Start SmartKit and choose Home > Storage > Parts Replacement > Parts Replacement. On the Parts Replacement page, click FRU Replacement. Then complete the check before the replacement as prompted. For details, see Replacing an FRU.
You can proceed to next steps only when all items pass the pre-replacement check and the replacement page is displayed. If any item fails, rectify the fault as prompted.
- Check system status.
- (Optional) If you need to clear the data of a faulty controller to be replaced, perform operations as instructed in How Can I Clear Data of a To-Be-Replaced Controller?.
- Wear an ESD wrist strap.
- Open the latches on the ejector levers on both sides of the controller, and hold the ejector levers to pull out the controller, as shown in Figure 8-62.
- Put the removed controller into an ESD bag.
- Take the spare part out of its ESD bag.
- Open the ejector levers of the spare part, insert the spare part into the empty slot, and push it into the slot as much as possible, as shown in Figure 8-63.
- Press and hold the ejector levers and push the spare part inwards until the spare part is completely inserted into the slot, as shown in Figure 8-64.

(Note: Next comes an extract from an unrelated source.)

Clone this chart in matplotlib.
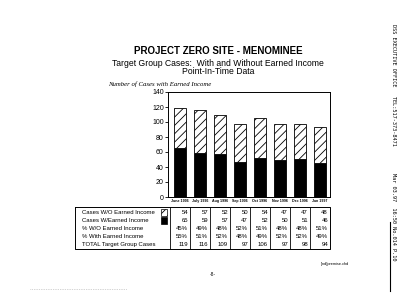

Hold the ejector levers on both sides and push the controller into the slot with even force to prevent poor contact between the controller and the backplane.
- Wait about five minutes and check the status of the Power indicator on the controller to determine whether the controller has been powered on, as shown in Figure 8-65.
- If the Power indicator is steady green, the controller has been powered on.
- If the Power indicator is blinking green and the Alarm indicator is blinking yellow, the controller is being located.
- If the Power indicator is blinking green (0.5 Hz), the controller is powered on and in the BIOS boot process.
- If the Power indicator is blinking green (2 Hz), the controller is in the operating system boot process or power-off process.
- If the Power indicator is off, the controller is absent or powered off.
1
Power indicator of the controller
2
Alarm indicator of the controller
- Confirm the replacement.
- Perform a post-replacement inspection.
- If the FRU tool can identify the faulty controller before the replacement:
After the parts replacement, return to the SmartKit page and click Replaced. Then complete the check after the replacement as prompted.
- If the FRU tool fails to identify the faulty controller before the replacement:Check the status of the controller Alarm indicator to determine whether the controller works properly. Figure 8-65 shows the location of the indicators.
- If the Alarm indicator is steady yellow, an alarm is generated on the controller.
- If the Alarm indicator is blinking yellow and the Power indicator is blinking green, the controller is being located.
- If the Alarm indicator is off, the controller is working properly.
If the version of the newly installed controller is inconsistent with that of the faulty controller, the controller will synchronize the version after the replacement. This process takes about 30 minutes and the maximum duration is 60 minutes. If the duration exceeds 60 minutes, contact Huawei technical support. During the synchronization, do not remove the controller or power off the storage system.
- If the FRU tool can identify the faulty controller before the replacement:
- Check system status.
On the Parts Replacement page, click Inspection to check the system status again. If any item fails inspection, rectify the fault based on the suggestions in the inspection report.
- After the preceding procedure is complete, check services on the host for storage-related errors.
- Perform a post-replacement inspection.
Follow-up Procedure
After the controller is replaced, label it to facilitate subsequent operations.